#### Provided information
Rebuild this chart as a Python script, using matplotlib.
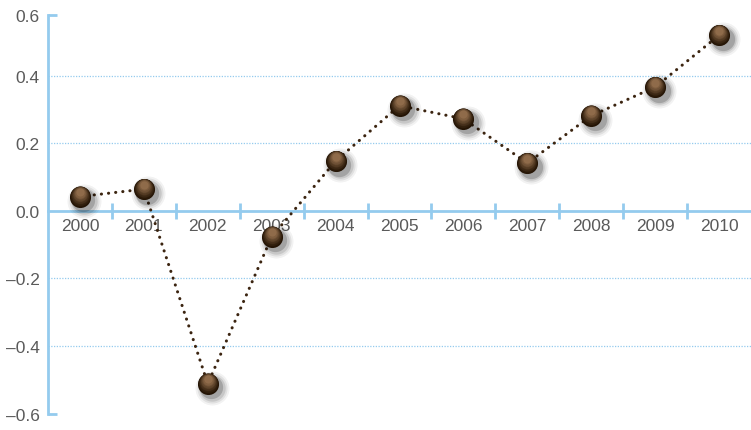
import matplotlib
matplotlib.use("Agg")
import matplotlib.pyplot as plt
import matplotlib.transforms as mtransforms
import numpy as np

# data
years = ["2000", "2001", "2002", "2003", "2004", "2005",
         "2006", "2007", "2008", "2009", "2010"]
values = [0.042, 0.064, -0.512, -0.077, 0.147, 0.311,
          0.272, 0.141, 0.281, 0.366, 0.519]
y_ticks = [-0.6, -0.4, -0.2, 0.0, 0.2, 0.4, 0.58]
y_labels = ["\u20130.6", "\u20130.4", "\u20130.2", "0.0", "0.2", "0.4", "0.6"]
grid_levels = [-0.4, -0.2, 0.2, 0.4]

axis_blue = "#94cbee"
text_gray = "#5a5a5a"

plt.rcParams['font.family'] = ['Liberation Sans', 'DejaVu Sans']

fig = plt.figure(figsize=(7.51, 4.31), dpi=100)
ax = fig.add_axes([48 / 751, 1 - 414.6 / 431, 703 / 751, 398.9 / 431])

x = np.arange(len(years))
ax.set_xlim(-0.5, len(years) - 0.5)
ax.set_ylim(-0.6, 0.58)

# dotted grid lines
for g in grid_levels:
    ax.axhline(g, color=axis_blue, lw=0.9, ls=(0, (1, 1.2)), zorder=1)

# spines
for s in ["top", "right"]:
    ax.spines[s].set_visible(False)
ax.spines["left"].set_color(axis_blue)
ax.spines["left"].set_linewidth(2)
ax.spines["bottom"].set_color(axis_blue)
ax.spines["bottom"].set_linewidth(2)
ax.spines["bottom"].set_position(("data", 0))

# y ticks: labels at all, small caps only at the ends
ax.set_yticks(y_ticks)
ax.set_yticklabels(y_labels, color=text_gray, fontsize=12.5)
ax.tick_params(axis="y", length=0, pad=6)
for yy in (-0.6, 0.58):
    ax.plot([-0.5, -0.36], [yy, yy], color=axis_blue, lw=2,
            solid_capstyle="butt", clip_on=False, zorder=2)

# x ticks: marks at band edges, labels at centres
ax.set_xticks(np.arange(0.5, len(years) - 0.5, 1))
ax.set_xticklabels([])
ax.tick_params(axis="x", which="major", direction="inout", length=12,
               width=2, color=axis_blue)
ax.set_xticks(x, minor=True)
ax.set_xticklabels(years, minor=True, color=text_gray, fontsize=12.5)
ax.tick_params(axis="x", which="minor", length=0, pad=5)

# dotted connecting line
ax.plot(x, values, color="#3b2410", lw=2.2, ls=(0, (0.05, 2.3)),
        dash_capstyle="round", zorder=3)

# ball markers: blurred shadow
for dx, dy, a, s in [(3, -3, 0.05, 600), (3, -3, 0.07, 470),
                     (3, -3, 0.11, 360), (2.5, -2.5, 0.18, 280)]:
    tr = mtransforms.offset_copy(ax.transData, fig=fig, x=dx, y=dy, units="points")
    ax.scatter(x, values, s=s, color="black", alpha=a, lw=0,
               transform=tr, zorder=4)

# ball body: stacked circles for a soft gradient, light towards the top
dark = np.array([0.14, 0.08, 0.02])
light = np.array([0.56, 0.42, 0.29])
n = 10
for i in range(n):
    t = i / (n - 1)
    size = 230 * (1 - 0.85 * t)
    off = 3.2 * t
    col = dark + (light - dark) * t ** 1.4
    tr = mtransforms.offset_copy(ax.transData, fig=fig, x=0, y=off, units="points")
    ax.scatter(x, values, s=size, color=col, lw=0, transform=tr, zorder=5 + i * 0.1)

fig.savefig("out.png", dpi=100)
########
#### Provided information
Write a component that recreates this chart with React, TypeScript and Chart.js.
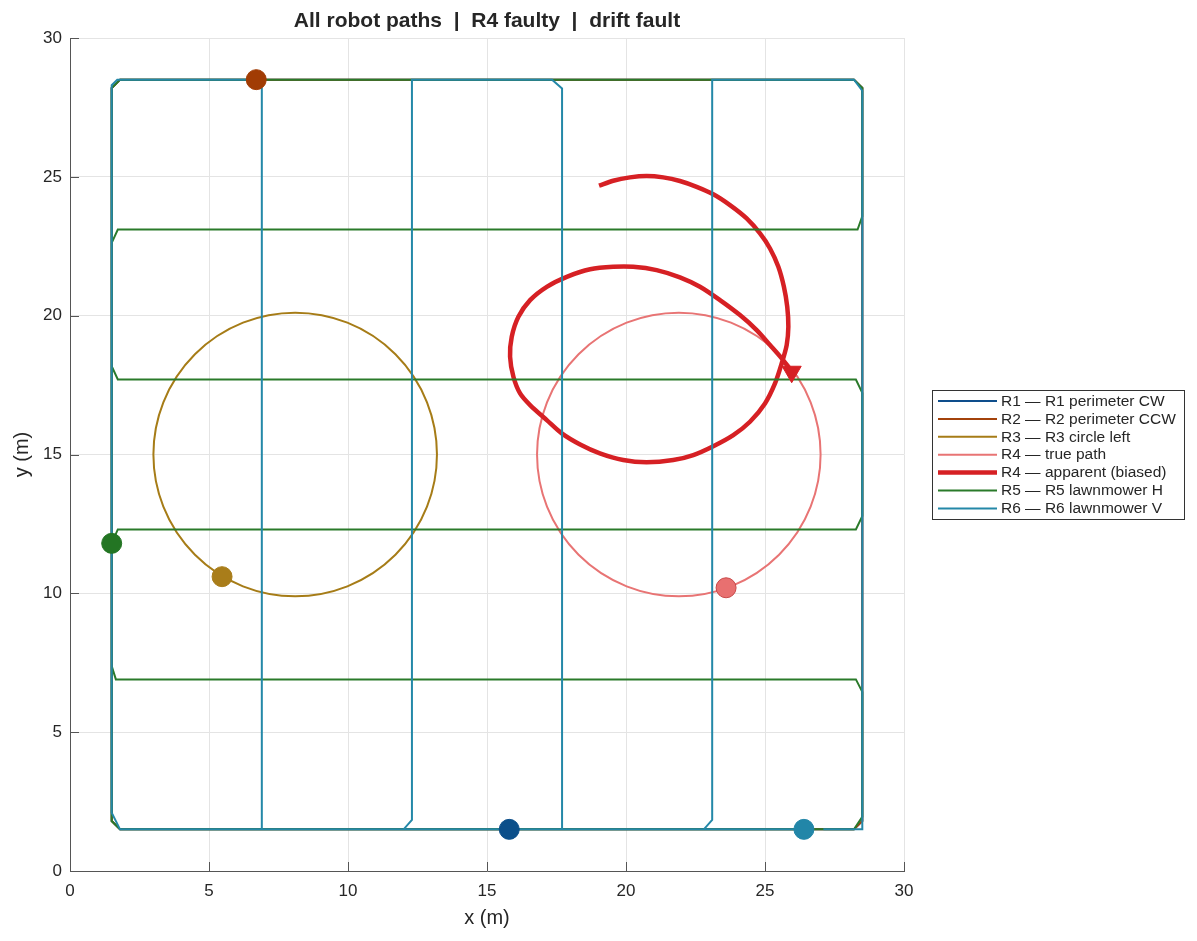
########
> **Problem requirements**
Above are records; repeat only the lines from the line with "Rebuild this chart" through the line with "import numpy as np", and leave pictures out.

> **Response**
Rebuild this chart as a Python script, using matplotlib.
import matplotlib
matplotlib.use("Agg")
import matplotlib.pyplot as plt
import matplotlib.transforms as mtransforms
import numpy as np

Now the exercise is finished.